What are you going to do that is important in your life? — Martha Sharp, Unitarian Universalist heroine
IN SUNDAY’S SESSION…
The flashlight symbolizes the light of truth and the light in each of us. The group considered the nobility, as well as the difficulties, of seeking justice, and the overwhelming nature of the sacrifice when one seeks to work for justice and the difficulty of balancing local and global concerns.
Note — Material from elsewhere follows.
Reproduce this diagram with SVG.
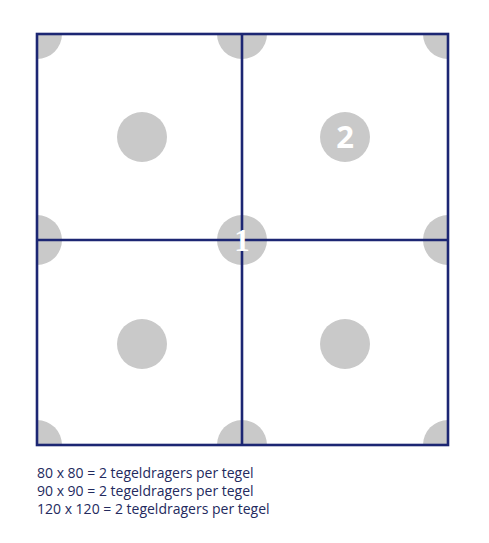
<svg xmlns="http://www.w3.org/2000/svg" width="489" height="543" viewBox="0 0 489 543">
<style>
.sup{fill:#c9c9c9}
.grid{fill:none;stroke:#1c2673;stroke-width:2.6}
.lbl{fill:#ffffff;font-family:"Open Sans","DejaVu Sans",sans-serif;font-weight:bold;text-anchor:middle}
.one{fill:#ffffff;font-family:"Liberation Serif",serif;font-weight:bold;text-anchor:middle}
.cap{fill:#232a5e;font-family:"Open Sans","DejaVu Sans",sans-serif;font-size:14px}
</style>
<defs>
<clipPath id="sq"><rect x="37" y="34" width="411" height="411"/></clipPath>
</defs>
<rect width="489" height="543" fill="#ffffff"/>
<g id="supports" clip-path="url(#sq)">
<circle class="sup" cx="37" cy="34" r="25"/>
<circle class="sup" cx="242" cy="34" r="25"/>
<circle class="sup" cx="448" cy="34" r="25"/>
<circle class="sup" cx="37" cy="240" r="25"/>
<circle class="sup" cx="448" cy="240" r="25"/>
<circle class="sup" cx="37" cy="445" r="25"/>
<circle class="sup" cx="242" cy="445" r="25"/>
<circle class="sup" cx="448" cy="445" r="25"/>
<circle class="sup" cx="142" cy="137" r="25"/>
<circle class="sup" cx="142" cy="344" r="25"/>
<circle class="sup" cx="345" cy="344" r="25"/>
</g>
<g id="node-2">
<circle class="sup" cx="345" cy="137" r="25"/>
<text class="lbl" x="345" y="148" font-size="31">2</text>
</g>
<g id="node-1">
<circle class="sup" cx="242" cy="240" r="25"/>
</g>
<g id="connectors">
<rect class="grid" x="37" y="34" width="411" height="411"/>
<line class="grid" x1="242" y1="34" x2="242" y2="445"/>
<line class="grid" x1="37" y1="240" x2="448" y2="240"/>
</g>
<text class="one" x="242" y="251" font-size="31">1</text>
<g id="caption">
<text class="cap" x="37" y="478">80 x 80 = 2 tegeldragers per tegel</text>
<text class="cap" x="37" y="496">90 x 90 = 2 tegeldragers per tegel</text>
<text class="cap" x="37" y="514">120 x 120 = 2 tegeldragers per tegel</text>
</g>
</svg>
We emphasized the small steps that each of us can take and the importance of shining our own light, no matter how small.
We explored justice to illustrate that:
- Unitarian Universalism is a faith that will help you find and carry the light of truth, even when it is hard to do so.
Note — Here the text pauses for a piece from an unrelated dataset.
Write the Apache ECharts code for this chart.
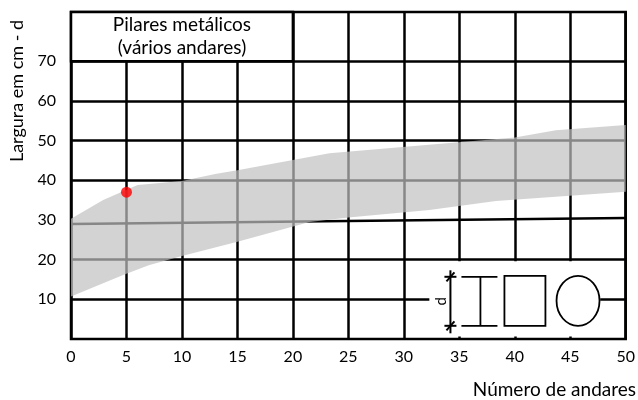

- Unitarian Universalism values justice, compassion, and equity in human relations (second Principle)
- Unitarian Universalism affirms that we are part of an interdependent web (seventh Principle); when one part of that web suffers injustice, the entire web suffers injustice.
The children heard a story about Martha and Waitstill Sharp, from the viewpoint of their grandchild who learned about their work for justice during the Nazi Holocaust when he was in eighth grade. The story was based on an article in UU World, Summer 2006, by Michelle Bates Deakin (“Righteous among the nations-Israel honors two Unitarians for heroism in World War II; their story provokes soul-searching today”).
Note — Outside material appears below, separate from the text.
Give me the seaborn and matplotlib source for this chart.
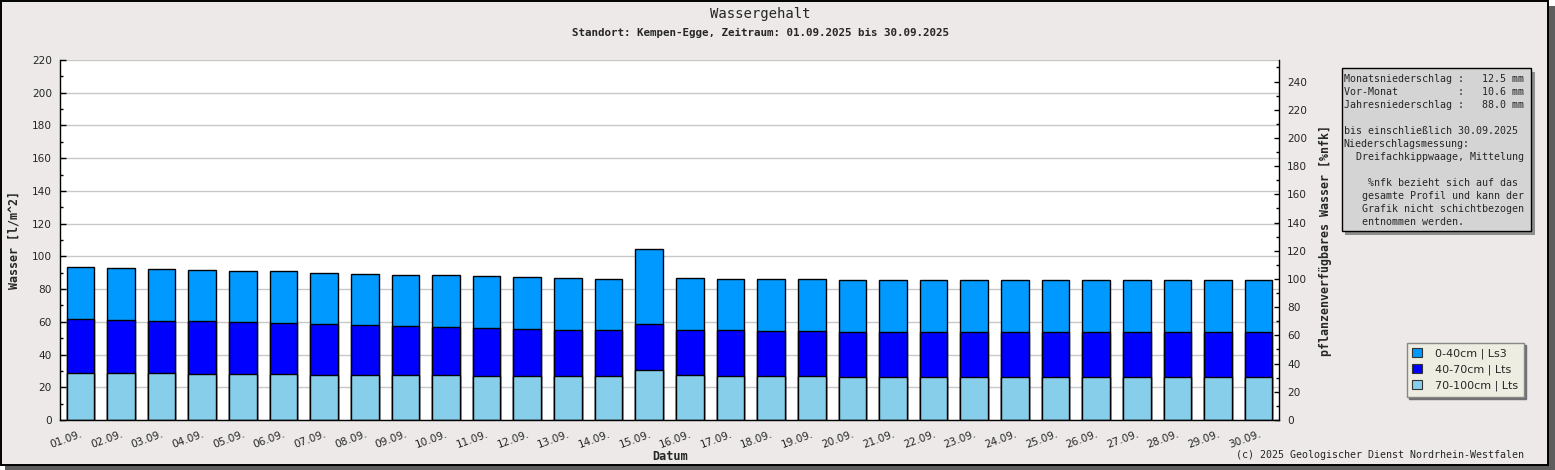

EXPLORE THE TOPIC TOGETHER. Talk about…
Talk about these questions together:
- Martha and Waitstill Sharp left their children to save lives in Europe. Do you think they did the right thing?
- What would you have done, as an adult in that time period?
- How would you answer your grandmother if she asked, as Martha Sharp asked, “What are you going to do that is important in your life?”
EXTEND THE TOPIC TOGETHER. Try…
Read Lois Lowry’s Newberry Award-winning book, Number the Stars (New York: Bantam Doubleday Dell Publishing Group, 1989), in which a fictional 10-year-old girl undertakes a dangerous mission to save her best friend in Nazi-occupied Denmark in 1943.
Another story for children about being a light in the world is “A Lamp in Every Corner,” in the book A Lamp in Every Corner by Janeen K. Grosmeyer (Boston: Unitarian Universalist Association, 2004).